Pétra Prussova
L’incident de l’appareil photo sombra dans les limbes de l’oubli. Augustin reprit son isolement dans son laboratoire et Océane retourna en cours. Le père devait être sur une idée entêtante puisqu’il s’enfermait des jours durant ; la musique de son poste radio chantait du soir au matin. La jeune fille savait que pendant ces périodes, il convenait de le laisser tranquille. Elle déposait son repas chaque jour sur une petite table devant la porte et reprenait le plateau vidé quelques heures plus tard. La routine était revenue, mais, à chaque fois qu’elle sortait de chez elle ou qu’elle rentrait, Océane ne pouvait s’empêcher de jeter un œil inquiet vers l’océan. Le Lorien ne s’était plus jamais montré, mais l’angoisse demeurait.
Elle avait oublié son idée de récupérer la pellicule de son défunt appareil afin de porter la photo aux autorités. Inutile de prendre des risques pour si peu. Elle avait peut-être rêvé, le cliché était sans doute flou et inexploitable. Cependant, ce plan revint au galop lorsque, durant le cours de philosophie, leur instituteur leur parla des héros.
Il avait demandé à la classe de lui citer des noms célèbres, les plus connus fusèrent et soudain, Sarah en lança un qui interpella l’enseignant :
- Pétra Prussova.
- Ah ! s’exclama le professeur, voilà une héroïne intéressante ! Sarah, peux-tu nous raconter son histoire ?
- Elle a construit en secret un avion afin de découvrir ce qu’il y a au-delà de Monteterre. Elle est revenue en nous apportant des technologies qu’elle avait apprises en explorant le monde.
- Cependant, continua le professeur, après son retour, elle détruisit son engin et les plans annihilant à jamais la possibilité de quitter l’île. Pourquoi ?
Chacun exposa sa propre théorie : entre l’égoïsme et le dégoût de ce qu’elle avait vu là-bas. L’enseignant fit taire la classe pour poser sa question :
- Plus intéressant : que se serait-il passé si les autorités avaient découvert son projet ?
L’interrogation fit l’effet d’un électrochoc à Océane. Pétra Prussova avait enfreint les règles pour le bien de la communauté. Elle-même savait des choses qui pourraient modifier le cours de l’Histoire. Et si le Lorien qu’elle avait vu préparait une invasion ? Ou les prémices d’une attaque imminente ? Elle détenait un secret qui pourrait changer la vie sur Monteterre. Elle prit alors la décision de droguer son père afin de récupérer la pellicule. Et elle le ferait le soir même.
***
Les certitudes qu’elle avait eues durant le cours de philosophie s’effritèrent lorsqu’elle dût passer à l’action. Océane avait réduit en poudre les médicaments, mais ne trouva pas le courage de les ajouter au repas du soir. Elle avait posé le plateau sur la petite table avec un sentiment profond de défaite.
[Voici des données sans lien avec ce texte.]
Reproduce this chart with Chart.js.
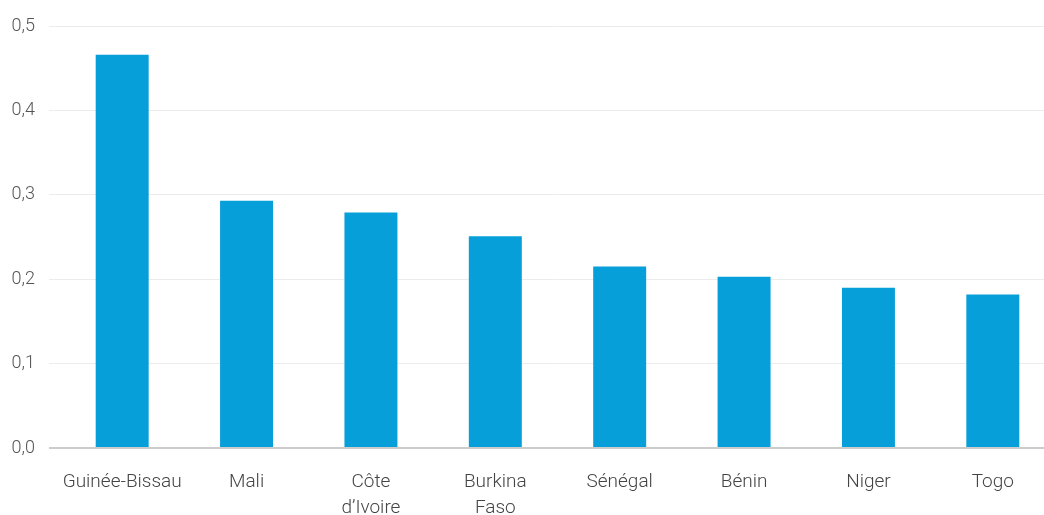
<!DOCTYPE html>
<html>
<head>
<meta charset="utf-8">
<script src="https://cdn.jsdelivr.net/npm/chart.js@4"></script>
<style>
  html, body { margin: 0; padding: 0; background: #fff; overflow: hidden; }
  #wrap { position: relative; width: 1055px; height: 515px; }
</style>
</head>
<body>
<div id="wrap"><canvas id="chart"></canvas></div>
<script>
const countries = ["Guinée-Bissau", "Mali", ["Côte", "d’Ivoire"], ["Burkina", "Faso"], "Sénégal", "Bénin", "Niger", "Togo"];
const values = [0.466, 0.293, 0.279, 0.251, 0.215, 0.203, 0.190, 0.182];
const yTicks = [0, 0.1, 0.2, 0.3, 0.4, 0.5];

const xFont = { family: "Roboto", weight: 300, size: 19, lineHeight: 1.37 };
const yFont = { family: "Roboto", weight: 300, size: 18 };

new Chart(document.getElementById("chart"), {
  type: "bar",
  data: {
    labels: countries,
    datasets: [{
      data: values,
      backgroundColor: "#079fda",
      barPercentage: 0.426,
      categoryPercentage: 1
    }]
  },
  options: {
    responsive: true,
    maintainAspectRatio: false,
    animation: false,
    layout: { padding: { top: 26, left: 0, right: 0, bottom: 0 } },
    plugins: {
      legend: { display: false },
      tooltip: { enabled: false }
    },
    scales: {
      x: {
        grid: { display: false, drawTicks: false },
        border: { display: false },
        ticks: { color: "#444", font: xFont, padding: 21, maxRotation: 0, autoSkip: false },
        afterFit: s => { s.height = 67; }
      },
      y: {
        min: 0,
        max: 0.5,
        afterBuildTicks: s => { s.ticks = yTicks.map(v => ({ value: v })); },
        border: { display: false },
        grid: {
          color: c => c.tick && c.tick.value === 0 ? "#cccccc" : "#ececec",
          lineWidth: c => c.tick && c.tick.value === 0 ? 2 : 1,
          tickLength: 11
        },
        ticks: {
          color: "#555",
          font: yFont,
          padding: 14,
          callback: v => v.toFixed(1).replace(".", ",")
        },
        afterFit: s => { s.width = 60; }
      }
    }
  }
});
</script>
</body>
</html>
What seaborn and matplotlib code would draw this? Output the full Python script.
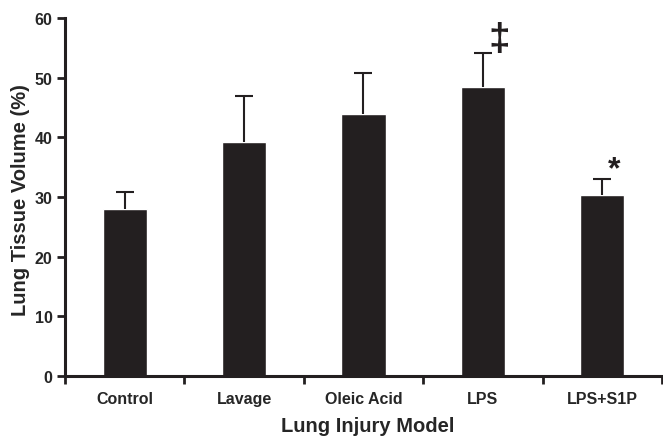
import matplotlib
matplotlib.use("Agg")
import matplotlib.pyplot as plt
import seaborn as sns
import numpy as np
import pandas as pd

categories = ["Control", "Lavage", "Oleic Acid", "LPS", "LPS+S1P"]
values = [28.0, 39.2, 43.9, 48.5, 30.4]
errors = [2.9, 7.8, 6.9, 5.7, 2.7]
marks = ["", "", "", "\u2021", "*"]

sns.set_theme(style="white")
plt.rcParams['font.family'] = ['Liberation Sans', 'DejaVu Sans']
plt.rcParams['font.weight'] = 'bold'

df = pd.DataFrame({"model": categories, "volume": values})

fig = plt.figure(figsize=(6.63, 4.39), dpi=100)
ax = fig.add_axes([0.098, 0.141, 0.9005, 0.8157])

color = "#231f20"
sns.barplot(data=df, x="model", y="volume", order=categories, color=color,
            saturation=1, width=0.37, errorbar=None, ax=ax)

xpos = np.arange(len(categories))
eb = ax.errorbar(xpos, values, yerr=[np.zeros(len(errors)), errors], fmt="none",
                 ecolor=color, elinewidth=1.5, capsize=6.5, capthick=1.5)
# hide the lower caps (only upward error bars in the reference)
for cl in eb[1]:
    yd = np.asarray(cl.get_ydata(), dtype=float)
    if np.allclose(yd, values):
        cl.set_visible(False)

for i, m in enumerate(marks):
    if m == "\u2021":
        ax.text(i + 0.135, values[i] + errors[i] - 0.75, m, ha="center", va="bottom",
                fontsize=28, fontweight="bold", color=color)
    elif m:
        ax.text(i + 0.1, values[i] + errors[i] - 1.0, m, ha="center", va="bottom",
                fontsize=23, fontweight="bold", color=color)

ax.set_xlim(-0.5, len(categories) - 0.5)
ax.set_ylim(0, 60)
ax.set_yticks(range(0, 61, 10))
ax.set_yticklabels([str(v) for v in range(0, 61, 10)], fontsize=11.5, fontweight="bold")

# ticks at category boundaries, labels at centers
ax.set_xticks(np.arange(-0.5, len(categories), 1.0))
ax.set_xticklabels([])
ax.set_xticks(xpos, minor=True)
ax.set_xticklabels(categories, minor=True, fontsize=11.5, fontweight="bold")
ax.tick_params(axis="x", which="major", direction="out", length=6, width=2, bottom=True, color=color)
ax.tick_params(axis="x", which="minor", length=0, pad=11)
ax.tick_params(axis="y", which="major", direction="out", length=6, width=2, left=True, color=color, pad=3)

ax.set_xlabel("Lung Injury Model", fontsize=14.5, fontweight="bold")
ax.set_ylabel("Lung Tissue Volume (%)", fontsize=14.5, fontweight="bold")
ax.xaxis.set_label_coords(0.5075, -0.112)
ax.yaxis.set_label_coords(-0.0586, 0.494)

for s in ["top", "right"]:
    ax.spines[s].set_visible(False)
for s in ["left", "bottom"]:
    ax.spines[s].set_linewidth(2.2)
    ax.spines[s].set_color(color)

fig.savefig("out.png", dpi=100)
Elle n’était pas Pétra Prussova, elle n’avait pas sa détermination. Elle se répétait que la photo devait être floue pour atténuer sa couardise. Est-ce que l’héroïne s’était dit que son avion ne volerait jamais ? Et que serait-il advenu d’elle s’il n’y avait rien eu par-delà l’océan ? Elle avait dû se poser un milliard de questions ; bien plus importante que de savoir combien de pilules fallait-il pour endormir son père ou la qualité de sa photo. Elle avait risqué sa vie, et plus d’une fois. Les autorités l’auraient fait exécuter s’ils avaient découvert ce qu’elle tramait. Elle serait morte, seule en mer dans l’indifférence générale si son appareil l’avait lâchée.
Toutes ces pensées la réconfortèrent. Elle prépara un café corsé dans lequel elle versa la totalité des cachets qu’elle avait réduits en poudre. Elle fouilla le frigo à la recherche d’un truc à ajouter au mélange pour atténuer l’amertume et dénicha un peu de lait de noisettes. Sa mixture prête, elle frappa à la porte du laboratoire.
- Papa, je sais que tu vas encore travailler tard. Je t’ai préparé un bon café.
Augustin ouvrit brusquement, un doux sourire aux lèvres. Il s’empara de la tasse et l’engloutit d’une seule traite.
- Merci ma princesse, déclara-t-il. J’en avais vraiment besoin.
Il repartit travailler sans rien ajouter de plus. Il n’avait pas remarqué la main tremblante d’Océane ni son visage figé alors qu’il buvait. Elle s’étonna de la facilité avec laquelle son plan s’était déroulé.